In most of the works in Shrimp Head Momma, pieces of produce suggest facial features. For instance: in Green Beans, two interlocking beans form an eye, and two touching tomatoes form a mouth; in Broccoli, a tilted broccoli becomes a figure’s head; and in Blackberries, the fruit stands in for gems on earrings and a necklace worn by a figure with radishes for eyes and lemon slices for hair. Saxon-Hill works in the lineage of 16th century Italian painter Giuseppe Arcimboldo, known for his proto-surrealist portraiture in which figures are composed of carefully arranged produce and plants. Roland Barthes writes of Arcimboldo in Arcimboldo, or Magician and Rhétoriqueur, “His painting has a linguistic basis, his imagination is, strictly speaking, poetic: it does not create signs, it combines them, permutes them, deflects them – precisely what the practitioner of language does.” Like Arcimboldo, Saxon-Hill’s visual language is abstracted, generative, and comedic, assembling subjects from disparate, colorful parts.

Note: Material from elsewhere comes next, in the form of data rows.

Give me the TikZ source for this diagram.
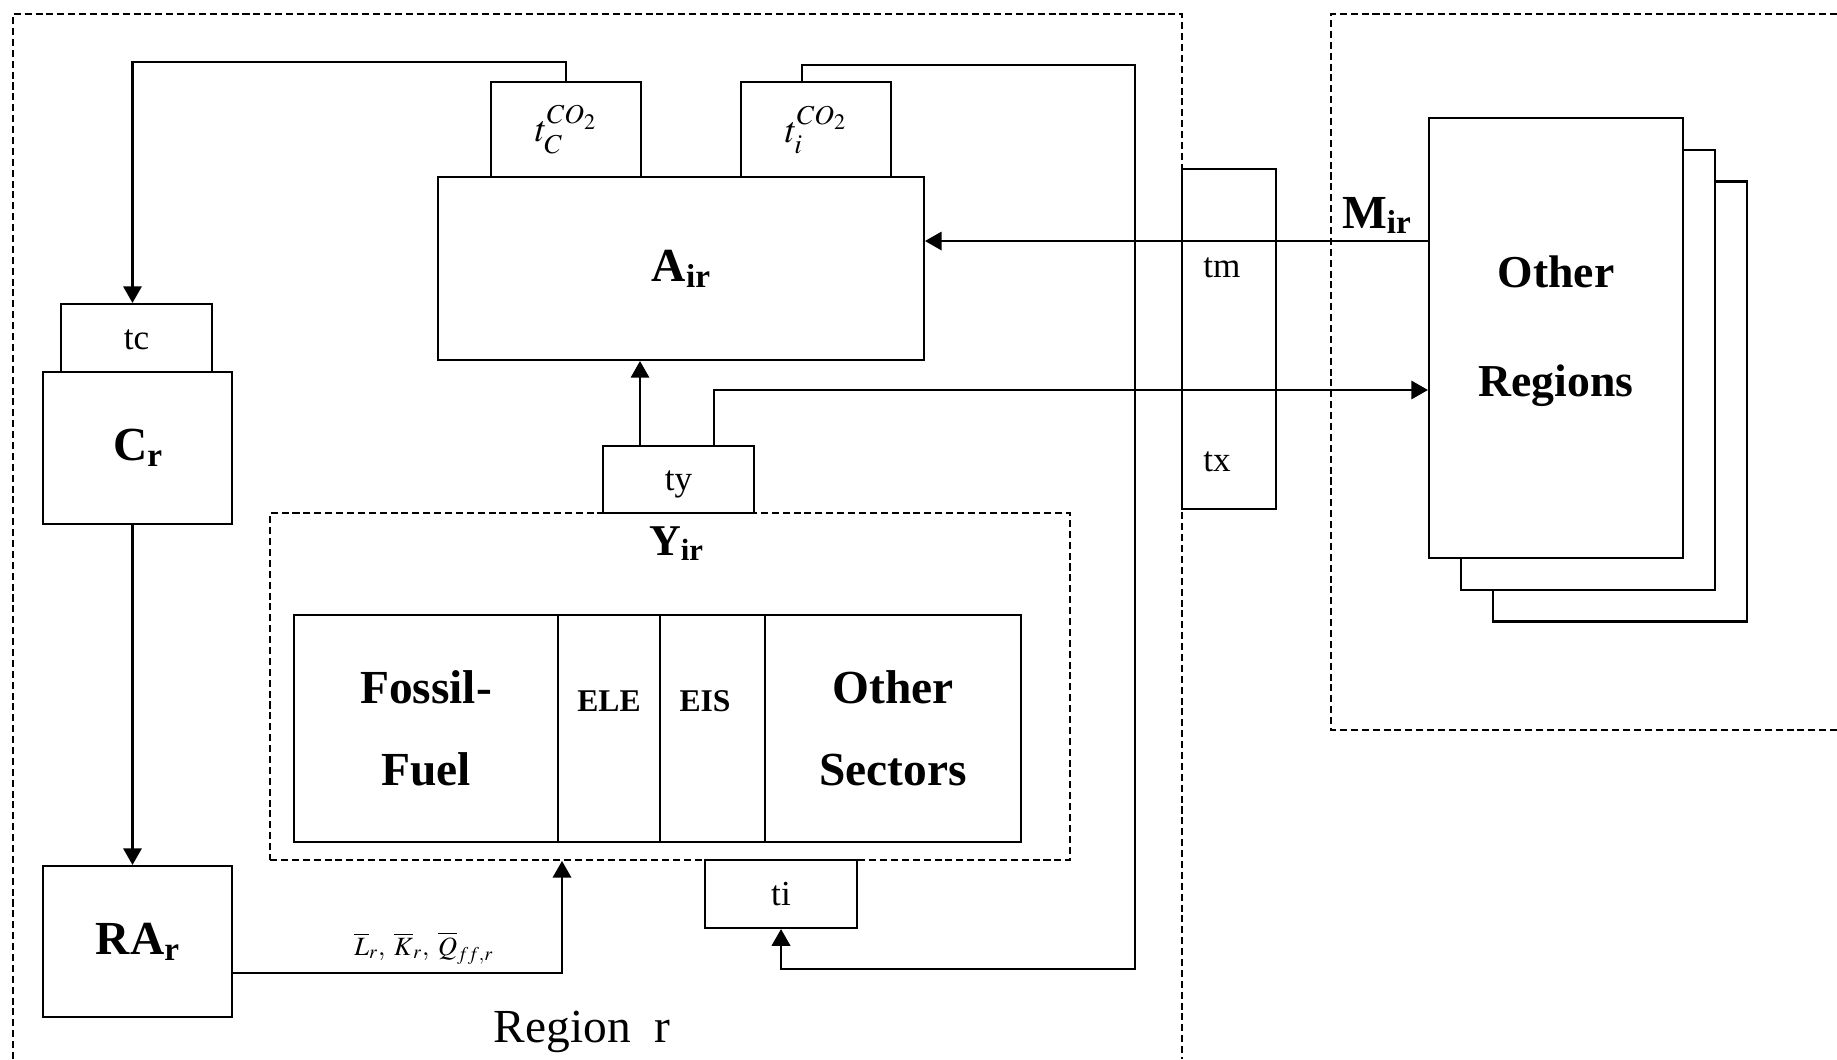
\documentclass[tikz,border=0pt]{standalone}
\usepackage{mathptmx}
\usepackage{fontspec}
\setmainfont{Liberation Serif}
\usepackage{graphicx}
\usetikzlibrary{arrows.meta, positioning, calc}
\newcommand{\bsub}[2]{#1\raisebox{-0.12em}{\scalebox{0.7}{#2}}}

\begin{document}
\begin{tikzpicture}[
    x=0.02cm, y=-0.02cm,
    box/.style = {rectangle, draw=black, line width=1.2pt, fill=white, inner sep=0pt},
    tlab/.style = {font=\fontsize{20}{24}\selectfont, inner sep=0pt},
    tbox/.style = {box, tlab, text height=12.8pt, text depth=0pt},
    cobox/.style = {box, minimum width=3cm, minimum height=1.9cm, font=\fontsize{21}{25}\selectfont},
    big/.style = {font=\fontsize{27}{32}\selectfont\bfseries},
    agent/.style = {box, big, minimum width=3.78cm},
    sect/.style = {box, outer sep=0pt, minimum height=4.54cm, align=center, font=\fontsize{27}{46.7}\selectfont\bfseries},
    small/.style = {font=\fontsize{18}{22}\selectfont\bfseries, anchor=base},
    stack/.style = {box, minimum width=5.08cm, minimum height=8.8cm},
    zone/.style = {draw=black, line width=1.1pt, dash pattern=on 4pt off 2.2pt},
    arrow/.style = {-{Triangle[length=9.5pt, width=10.5pt]}, line width=1.2pt}
]

\useasboundingbox (0,0) rectangle (1837,1059);

% Regions
\draw[zone] (13,1059) -- (13,14) -- (1182,14) -- (1182,1059);
\draw[zone] (1837,14) -- (1331,14) -- (1331,730) -- (1837,730);

% Region r
\node[cobox] (tC) at (566,129.5) {$t_C^{CO_2}$};
\node[cobox] (tiCO) at (816,129.5) {$t_i^{CO_2}$};
\node[box, big, minimum width=9.72cm, minimum height=3.66cm] (A) at (681,268.5) {\bsub{A}{ir}};
\node[tbox, minimum width=3.02cm, minimum height=1.36cm] (tc) at (136.5,338) {tc};
\node[agent, minimum height=3.04cm] (Cr) at (137.5,448) {\bsub{C}{r}};
\node[agent, minimum height=3.02cm] (RA) at (137.5,941.5) {\bsub{RA}{r}};

% Production
\node[zone, minimum width=16cm, minimum height=6.94cm] (Yreg) at (670,686.5) {};
\node[tbox, minimum width=3.02cm, minimum height=1.34cm] (ty) at (678.5,479.5) {ty};
\node[font=\fontsize{25}{30}\selectfont\bfseries, anchor=base] (Ylab) at (676,555) {\bsub{Y}{ir}};
\node[sect, minimum width=5.28cm] (FF) at (426,728.5) {Fossil-\\Fuel};
\node[sect, minimum width=2.04cm, right=0pt of FF] (ELE) {};
\node[sect, minimum width=2.1cm, right=0pt of ELE] (EIS) {};
\node[sect, minimum width=5.12cm, right=0pt of EIS] (OS) {Other\\Sectors};
\node[small] (eleTxt) at (609,711) {ELE};
\node[small] (eisTxt) at (705,711) {EIS};
\node[tbox, minimum width=3.04cm, minimum height=1.36cm] (ti) at (781,894) {ti};
\node[font=\fontsize{27}{32}\selectfont, anchor=base] (regTxt) at (582,1042) {Region\ \ r};

% Trade
\node[box, minimum width=1.88cm, minimum height=6.8cm] (tmx) at (1229,339) {};
\node[tlab, anchor=base west] (tmTxt) at (1203,277) {tm};
\node[tlab, anchor=base west] (txTxt) at (1203,471) {tx};

% Other regions
\node[stack] (OR3) at (1620,401.5) {};
\node[stack] (OR2) at (1588,370) {};
\node[stack] (OR1) at (1556,338) {};
\node[font=\fontsize{26}{62}\selectfont\bfseries, align=center] (orTxt) at (1556,331) {Other\\Regions};

% Edges
\coordinate (tyL) at ([xshift=-0.77cm]ty.north);
\coordinate (tyR) at ([xshift=0.71cm]ty.north);
\coordinate (mIn) at ([yshift=1.94cm]OR1.west);
\coordinate (rtop) at (1135,65);
\coordinate (rbot) at (1135,969);

\draw[arrow] (tC.north) -- ++(0,-19) -| ([xshift=-0.08cm]tc.north);
\draw[arrow] ([xshift=-0.1cm]Cr.south) -- ([xshift=-0.1cm]RA.north);
\draw[arrow] ([yshift=-0.63cm]RA.east) -| ([xshift=-2.16cm]Yreg.south)
    node[pos=0.29, anchor=base, yshift=0.36cm, font=\fontsize{15}{18}\selectfont] (lkq) {$\overline{L}_r,\;\overline{K}_r,\;\overline{Q}_{ff,r}$};

\draw[arrow] (tyL) -- (tyL |- A.south);
\draw[arrow] (tyR) |- ([yshift=-1.04cm]OR1.west);

\draw[arrow] (mIn) -- (mIn -| A.east);
\node[big, anchor=base east] (mTxt) at ([xshift=-0.22cm, yshift=0.26cm]mIn) {\bsub{M}{ir}};

\draw[arrow] ([xshift=-0.28cm]tiCO.north) |- (rtop) -- (rbot) -| (ti.south);

\end{tikzpicture}
\end{document}
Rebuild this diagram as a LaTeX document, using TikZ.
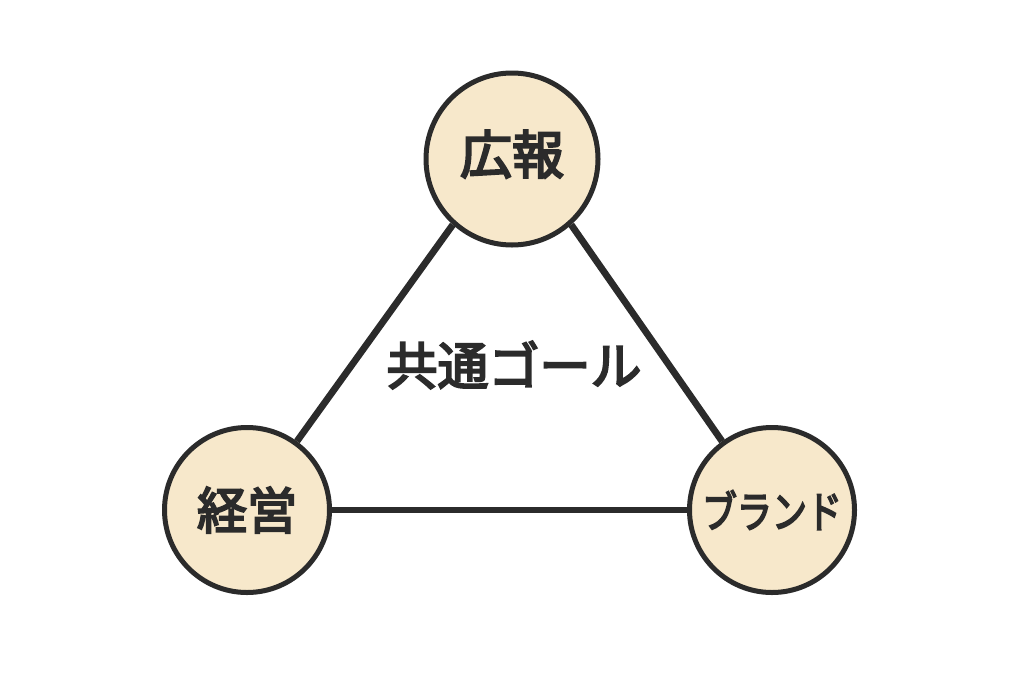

Blair Saxon-Hill’s characters are invocations of need, sacrifice, care and spontaneous exuberance. While the artist banks on elements of play to rouse her subjects into life from their flat and scrappy origins, it is the element of pathos that Saxon-Hill deftly executes as the most powerful facet of her oeuvre. A line graces the length of cheek from eye to chin or describes the tension in a shoulder as it pulls ribcage closer to ear. These delicate lines buttress the visual phrasing of pattern and composition, and we are delightfully led through Saxon-Hill’s virtuosic visions. They are a feast. And yet it is the pathos that we are undone by, the sharp recognition of an element of self through the story of other in which we are brought to our knees. We have gone untended. We are all untended– delicate, fragile, indiscriminately deserving, enduring. Blair brings us to these mythic revelations via her storied characters in ways we cannot quite explain. And yet, we walk away from them altered, opened. ­

Amy Bernstein, Art Critic and Artist

Blair Saxon-Hill (b 1979, Eugene, Oregon, US; lives and works in Portland, Oregon) has received the Oregon Arts Commission Fellowship, the Ford Family Foundation Fellowship, and the Joan Mitchell Foundation Painters and Sculptors Fellowship. She has exhibited with Nino Mier Gallery, Los Angeles; Pace Prints, NYC; WSU Jordan Schnitzer Museum of Art, WA; and JOAN, Los Angeles, among others. Saxon-Hill was included in the 2021 New Museum Triennial, Soft Water, Hard Stone. Her work has been covered by ArtForum, Frieze Magazine, LA Weekly, and The Brooklyn Rail, among other publications.